Output the lines from the top of the entries below to the line with "labelpad=10)", both included, exactly and without pictures.

(Entries with chart source code)
■ ■ ■ ■
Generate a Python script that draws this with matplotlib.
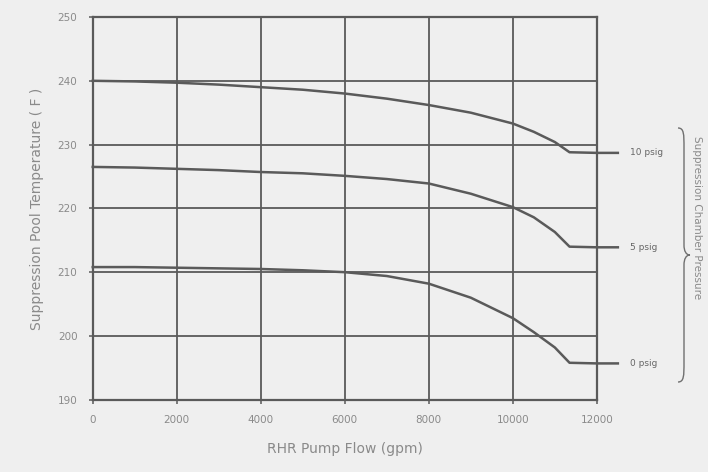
import matplotlib.pyplot as plt
from matplotlib.path import Path
from matplotlib.patches import PathPatch

# RHR pump flow (gpm) and suppression pool temperature (F) per chamber pressure
flow = [0, 1000, 2000, 3000, 4000, 5000, 6000, 7000, 8000, 9000,
        10000, 10500, 11000, 11350, 12000, 12500]
temp_10psig = [240.0, 239.9, 239.7, 239.4, 239.0, 238.6, 238.0, 237.2, 236.2,
               235.0, 233.3, 232.0, 230.4, 228.8, 228.7, 228.7]
temp_5psig = [226.5, 226.4, 226.2, 226.0, 225.7, 225.5, 225.1, 224.6, 223.9,
              222.3, 220.2, 218.6, 216.3, 214.0, 213.9, 213.9]
temp_0psig = [210.8, 210.8, 210.7, 210.6, 210.5, 210.3, 210.0, 209.4, 208.2,
              206.0, 202.8, 200.6, 198.2, 195.8, 195.7, 195.7]
series = [(temp_10psig, '10 psig'), (temp_5psig, '5 psig'), (temp_0psig, '0 psig')]

xticks = [0, 2000, 4000, 6000, 8000, 10000, 12000]
yticks = [190, 200, 210, 220, 230, 240, 250]

bg = '#efefef'
ink = '#5a5a5a'
txt = '#8a8a8a'

fig = plt.figure(figsize=(7.08, 4.72), dpi=100, facecolor=bg)
ax = fig.add_axes([0.131, 0.153, 0.712, 0.811], facecolor=bg)

ax.set_xlim(0, 12000)
ax.set_ylim(190, 250)
ax.set_xticks(xticks)
ax.set_yticks(yticks)
ax.set_xticklabels([str(t) for t in xticks], fontsize=7.5, color=txt)
ax.set_yticklabels([str(t) for t in yticks], fontsize=7.5, color=txt)
ax.tick_params(length=3, width=1.1, color=ink, pad=8)
ax.grid(True, color=ink, linewidth=1.3)
for s in ax.spines.values():
    s.set_color(ink)
    s.set_linewidth(1.6)

# Curves extend past the right axis towards their labels
for temps, name in series:
    ax.plot(flow, temps, color=ink, linewidth=1.8, clip_on=False)
    ax.text(12800, temps[-1], name, fontsize=6.5, color='#666666',
            va='center', ha='left', clip_on=False)

ax.set_xlabel('RHR Pump Flow (gpm)', fontsize=10, color=txt, labelpad=12)
ax.set_ylabel('Suppression Pool Temperature ( F )', fontsize=10, color=txt,
              labelpad=10)

# Curly brace grouping the pressure labels (figure pixel coordinates)
x0, xm, xt = 678, 684, 690
ytop, ymid, ybot = 472 - 128, 472 - 255, 472 - 382
verts = [
    (x0, ytop), (x0 + 6, ytop), (xm, ytop - 6), (xm, ytop - 20),
    (xm, ymid + 10),
    (xm, ymid + 4), (xm + 2, ymid), (xt, ymid),
    (xm + 2, ymid), (xm, ymid - 4), (xm, ymid - 10),
    (xm, ybot + 20),
    (xm, ybot + 6), (x0 + 6, ybot), (x0, ybot),
]
codes = [Path.MOVETO, Path.CURVE4, Path.CURVE4, Path.CURVE4,
         Path.LINETO,
         Path.CURVE4, Path.CURVE4, Path.CURVE4,
         Path.CURVE4, Path.CURVE4, Path.CURVE4,
         Path.LINETO,
         Path.CURVE4, Path.CURVE4, Path.CURVE4]
verts = [(vx / 708, vy / 472) for vx, vy in verts]
brace = PathPatch(Path(verts, codes), transform=fig.transFigure,
                  fill=False, edgecolor='#707070', linewidth=1.0)
fig.patches.append(brace)

fig.text(0.984, 0.54, 'Suppression Chamber Pressure', rotation=270,
         fontsize=7.5, color='#8a8a8a', ha='center', va='center')

fig.savefig('out.png', dpi=100, facecolor=bg)
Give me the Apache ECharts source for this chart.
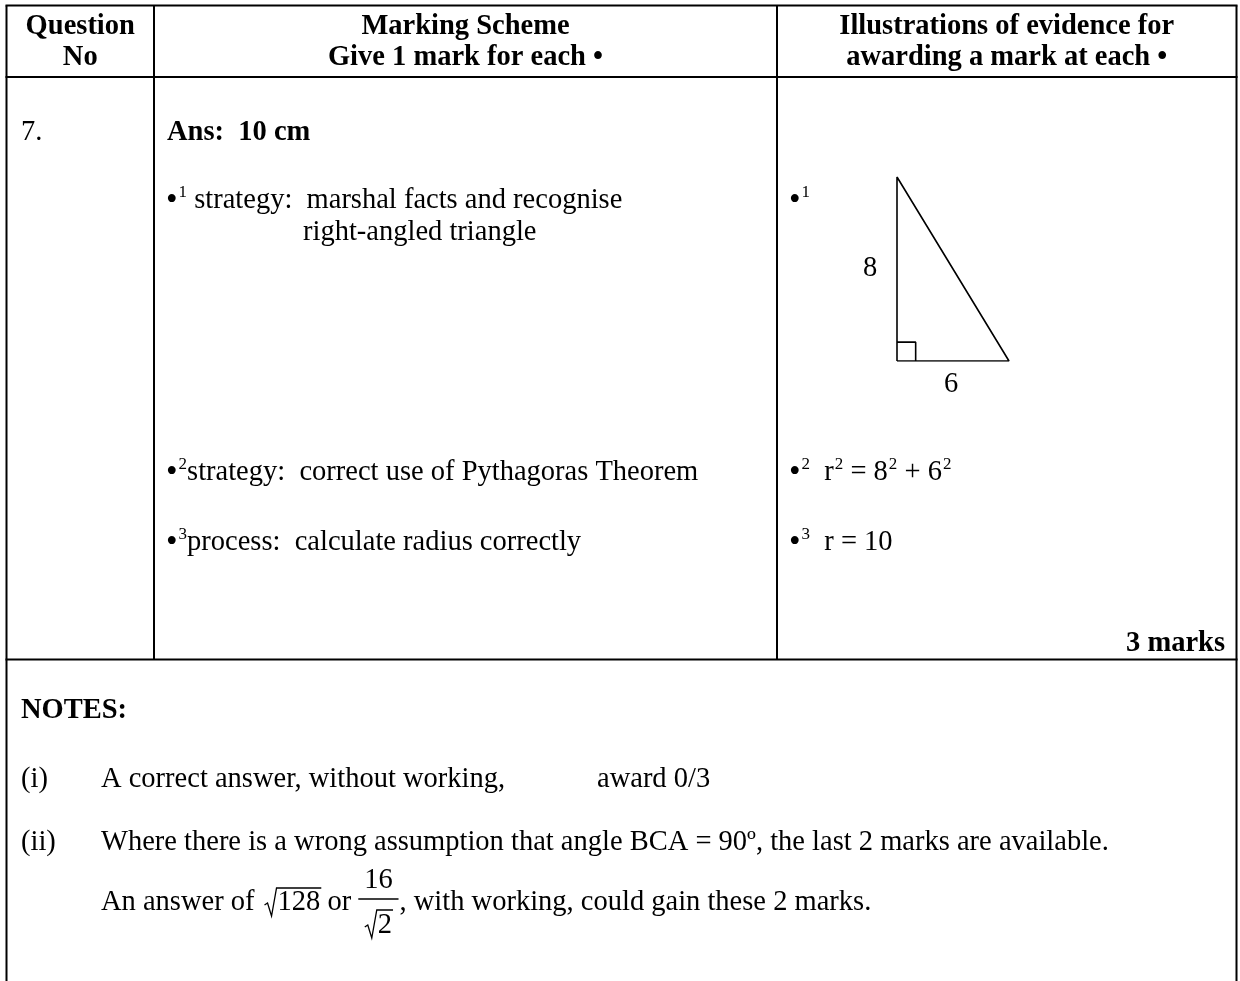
<!DOCTYPE html>
<html>
<head>
<meta charset="utf-8">
<script src="https://cdn.jsdelivr.net/npm/echarts@6/dist/echarts.min.js"></script>
<style>
  html, body { margin: 0; padding: 0; background: #fff; }
  #chart { width: 1240px; height: 981px; }
</style>
</head>
<body>
<div id="chart"></div>
<script>
// table content
const headers = [
  ['Question', 'No'],
  ['Marking Scheme', 'Give 1 mark for each \u2022'],
  ['Illustrations of evidence for', 'awarding a mark at each \u2022'],
];
const questionNo = '7.';
const answerText = 'Ans:  10 cm';
const schemeLines = [
  '{dot|\u2022}{sup|1}{t| strategy:  marshal facts and recognise}',
  '{dot|\u2022}{sup|2}{t|strategy:  correct use of Pythagoras Theorem}',
  '{dot|\u2022}{sup|3}{t|process:  calculate radius correctly}',
];
const schemeContinuation = 'right-angled triangle';
const evidenceLines = [
  '{dot|\u2022}{sup|1}',
  '{dot|\u2022}{sup|2}{t|  r}{sup|2}{t| = 8}{sup|2}{t| + 6}{sup|2}',
  '{dot|\u2022}{sup|3}{t|  r = 10}',
];
const marksText = '3 marks';
const notesTitle = 'NOTES:';
const noteLabels = ['(i)', '(ii)'];
const note1 = ['A correct answer, without working,', 'award 0/3'];
const note2 = 'Where there is a wrong assumption that angle BCA = 90\u00ba, the last 2 marks are available.';
const note3 = ['An answer of', '128', 'or', '16', '2', ', with working, could gain these 2 marks.'];

// triangle sketch: legs 6 (base) and 8 (height)
const triBase = 6;
const triHeight = 8;
const trianglePoints = [[0, 0], [0, triHeight], [triBase, 0], [0, 0]];
const rightAngleBox = [[0, 0.82], [1.0, 0.82], [1.0, 0]];
const legLabels = [
  { value: [0, triHeight / 2], text: '8', dx: -27, dy: 0 },
  { value: [triBase / 2, 0], text: '6', dx: -2, dy: 24 },
];

const FONT = '"Liberation Serif", "Times New Roman", serif';
const FS = 28.5;

const measureCtx = document.createElement('canvas').getContext('2d');
const measure = (s, bold) => {
  measureCtx.font = (bold ? 'bold ' : '') + FS + 'px ' + FONT;
  return measureCtx.measureText(s).width;
};

const text = (x, y, s, opt = {}) => ({
  type: 'text',
  x, y,
  silent: true,
  style: {
    text: s,
    fill: '#000',
    font: (opt.bold ? 'bold ' : '') + (opt.size || FS) + 'px ' + FONT,
    align: opt.align || 'left',
    textAlign: opt.align || 'left',
    verticalAlign: 'middle',
    textVerticalAlign: 'middle',
    rich: opt.rich,
  },
});

const rich = {
  t: { fontSize: FS, fontFamily: FONT, lineHeight: 34, fill: '#000' },
  dot: { fontSize: 33, fontFamily: FONT, lineHeight: 34, fill: '#000' },
  sup: { fontSize: 17, fontFamily: FONT, verticalAlign: 'top', padding: [0, 0, 0, 1], fill: '#000' },
};

const line = (x1, y1, x2, y2, w = 2) => ({
  type: 'line',
  silent: true,
  shape: { x1, y1, x2, y2 },
  style: { stroke: '#000', lineWidth: w },
});

const radical = (x, yTop, yBottom, yTick, endX) => ({
  type: 'polyline',
  silent: true,
  shape: {
    points: [[x, yTick + 1], [x + 3, yTick - 1], [x + 7, yBottom], [x + 12, yTop], [endX, yTop]],
  },
  style: { stroke: '#000', lineWidth: 1.3, fill: null },
});

const L = 6.5, R = 1236.5, C1 = 154, C2 = 777;
const TOP = 5.5, HEAD = 77, ROW = 659.5;

const buildGraphic = () => {
  const els = [
    line(L - 1, TOP, R + 1, TOP),
    line(L, TOP, L, 981),
    line(R, TOP, R, 981),
    line(C1, TOP, C1, ROW),
    line(C2, TOP, C2, ROW),
    line(L - 1, HEAD, R + 1, HEAD),
    line(L - 1, ROW, R + 1, ROW),
  ];
  const centers = [(L + C1) / 2, (C1 + C2) / 2, (C2 + R) / 2];
  headers.forEach((h, i) => {
    els.push(text(centers[i], 27, h[0], { bold: true, align: 'center' }));
    els.push(text(centers[i], 58, h[1], { bold: true, align: 'center' }));
  });
  els.push(text(21, 133, questionNo));
  els.push(text(167, 133, answerText, { bold: true }));

  const rowY = [201, 473, 543];
  schemeLines.forEach((s, i) => els.push(text(166, rowY[i], s, { rich })));
  els.push(text(303, 233, schemeContinuation));
  evidenceLines.forEach((s, i) => els.push(text(789, rowY[i], s, { rich })));
  els.push(text(1225, 644, marksText, { bold: true, align: 'right' }));

  els.push(text(21, 711, notesTitle, { bold: true }));
  els.push(text(21, 780, noteLabels[0]));
  els.push(text(101, 780, note1[0]));
  els.push(text(597, 780, note1[1]));
  els.push(text(21, 843, noteLabels[1]));
  els.push(text(101, 843, note2));

  // "An answer of √128 or 16/√2, ..."
  const y = 903;
  let x = 101;
  els.push(text(x, y, note3[0]));
  x += measure(note3[0]) + 10;
  const w128 = measure(note3[1]);
  els.push(radical(x, y - 15, y + 13, y + 1, x + 14 + w128));
  els.push(text(x + 13, y, note3[1]));
  x += 13 + w128 + measure(' ');
  els.push(text(x, y, note3[2]));
  x += measure(note3[2] + ' ');
  const w2 = measure(note3[4]);
  const fw = w2 + 26;
  els.push(line(x, y - 4, x + fw, y - 4, 1.3));
  els.push(text(x + fw / 2, y - 22, note3[3], { align: 'center' }));
  const rx = x + fw / 2 - (w2 + 13) / 2;
  els.push(radical(rx, y + 7, y + 35, y + 23, rx + 14 + w2));
  els.push(text(rx + 13, y + 23, note3[4]));
  x += fw + 1;
  els.push(text(x, y, note3[5]));
  return els;
};

const chart = echarts.init(document.getElementById('chart'));
chart.setOption({
  animation: false,
  backgroundColor: '#fff',
  grid: { left: 897, top: 177, width: 112, height: 184 },
  xAxis: { type: 'value', min: 0, max: triBase, show: false },
  yAxis: { type: 'value', min: 0, max: triHeight, show: false },
  series: [
    {
      type: 'line',
      data: trianglePoints,
      symbol: 'none',
      silent: true,
      lineStyle: { color: '#000', width: 1.6 },
    },
    {
      type: 'line',
      data: rightAngleBox,
      symbol: 'none',
      silent: true,
      lineStyle: { color: '#000', width: 1.6 },
    },
  ],
  graphic: { elements: buildGraphic() },
});

// leg lengths placed through the grid's own scales
const legEls = legLabels.map((d) => {
  const [px, py] = chart.convertToPixel({ gridIndex: 0 }, d.value);
  return text(px + d.dx, py + d.dy, d.text, { align: 'center' });
});
chart.setOption({ graphic: { elements: buildGraphic().concat(legEls) } });
</script>
</body>
</html>
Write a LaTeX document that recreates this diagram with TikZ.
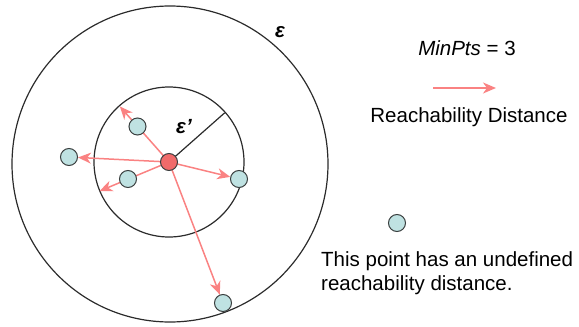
\documentclass[tikz,border=0pt]{standalone}
\usepackage{fontspec}
\setmainfont{Liberation Sans}
\usetikzlibrary{arrows.meta, backgrounds}

\begin{document}
\begin{tikzpicture}[x=1pt, y=-1pt, font=\fontsize{20.5}{24}\selectfont,
    ring/.style={draw=ringColour, line width=1.2pt},
    point/.style={circle, draw=pointBorder, fill=pointFill, line width=1pt, minimum size=17pt, inner sep=0pt},
    core/.style={circle, draw=pointBorder, fill=coreFill, line width=1pt, minimum size=17pt, inner sep=0pt},
    reach/.style={draw=arrowColour, line width=1.5pt, -{Stealth[length=13pt, width=11pt, inset=4pt]}}]
    % Define colours
    \definecolor{ringColour}{HTML}{2B2B2B}
    \definecolor{pointBorder}{HTML}{3A3F3F}
    \definecolor{pointFill}{HTML}{BFE2E2}
    \definecolor{coreFill}{HTML}{F06A6A}
    \definecolor{arrowColour}{HTML}{FA8282}

    % Fix the frame
    \useasboundingbox (0,0) rectangle (579,327);

    % Core point and its neighbours
    \node[core] (core) at (169,162) {};
    \node[point] (p1) at (137.5,126.5) {};
    \node[point] (p2) at (69,157) {};
    \node[point] (p3) at (128,179) {};
    \node[point] (p4) at (239,179) {};
    \node[point] (p5) at (223,303) {};
    \node[point] (p6) at (397,223) {};

    % Ends of the arrows that reach the inner circle
    \coordinate (e1) at (119.8,106.4);
    \coordinate (e3) at (99.5,191.1);
    \coordinate (r) at (224.7,112.8);

    % Circles, radius and reachability arrows behind the points
    \begin{scope}[on background layer]
        \draw[ring] (170,164) circle[radius=158pt];
        \draw[ring] (core.center) circle[radius=75pt];
        \draw[ring] (core.center) -- (r);
        \draw[reach] (core.center) -- (e1);
        \draw[reach] (core.center) -- (p2);
        \draw[reach] (core.center) -- (e3);
        \draw[reach] (core.center) -- (p4);
        \draw[reach] (core.center) -- (p5);
    \end{scope}

    % Radius labels
    \node (eps) at (280,32) {\bfseries\itshape ε};
    \node (epsPrime) at (184,127) {\bfseries\itshape ε’};

    % Legend
    \node (minPts) at (467,48) {\textit{MinPts} = 3};
    \coordinate (legA) at (433,88);
    \coordinate (legB) at (496,88);
    \draw[reach] (legA) -- (legB);
    \node (legText) at (469,117) {Reachability Distance};

    % Note on the lone point
    \node[anchor=west, align=left, inner sep=0pt] (note) at (321,273)
        {This point has an undefined\\reachability distance.};
\end{tikzpicture}
\end{document}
■ ■ ■ ■
**FINAL RESULT**
Generate a Python script that draws this with matplotlib.
import matplotlib.pyplot as plt
from matplotlib.path import Path
from matplotlib.patches import PathPatch

# RHR pump flow (gpm) and suppression pool temperature (F) per chamber pressure
flow = [0, 1000, 2000, 3000, 4000, 5000, 6000, 7000, 8000, 9000,
        10000, 10500, 11000, 11350, 12000, 12500]
temp_10psig = [240.0, 239.9, 239.7, 239.4, 239.0, 238.6, 238.0, 237.2, 236.2,
               235.0, 233.3, 232.0, 230.4, 228.8, 228.7, 228.7]
temp_5psig = [226.5, 226.4, 226.2, 226.0, 225.7, 225.5, 225.1, 224.6, 223.9,
              222.3, 220.2, 218.6, 216.3, 214.0, 213.9, 213.9]
temp_0psig = [210.8, 210.8, 210.7, 210.6, 210.5, 210.3, 210.0, 209.4, 208.2,
              206.0, 202.8, 200.6, 198.2, 195.8, 195.7, 195.7]
series = [(temp_10psig, '10 psig'), (temp_5psig, '5 psig'), (temp_0psig, '0 psig')]

xticks = [0, 2000, 4000, 6000, 8000, 10000, 12000]
yticks = [190, 200, 210, 220, 230, 240, 250]

bg = '#efefef'
ink = '#5a5a5a'
txt = '#8a8a8a'

fig = plt.figure(figsize=(7.08, 4.72), dpi=100, facecolor=bg)
ax = fig.add_axes([0.131, 0.153, 0.712, 0.811], facecolor=bg)

ax.set_xlim(0, 12000)
ax.set_ylim(190, 250)
ax.set_xticks(xticks)
ax.set_yticks(yticks)
ax.set_xticklabels([str(t) for t in xticks], fontsize=7.5, color=txt)
ax.set_yticklabels([str(t) for t in yticks], fontsize=7.5, color=txt)
ax.tick_params(length=3, width=1.1, color=ink, pad=8)
ax.grid(True, color=ink, linewidth=1.3)
for s in ax.spines.values():
    s.set_color(ink)
    s.set_linewidth(1.6)

# Curves extend past the right axis towards their labels
for temps, name in series:
    ax.plot(flow, temps, color=ink, linewidth=1.8, clip_on=False)
    ax.text(12800, temps[-1], name, fontsize=6.5, color='#666666',
            va='center', ha='left', clip_on=False)

ax.set_xlabel('RHR Pump Flow (gpm)', fontsize=10, color=txt, labelpad=12)
ax.set_ylabel('Suppression Pool Temperature ( F )', fontsize=10, color=txt,
              labelpad=10)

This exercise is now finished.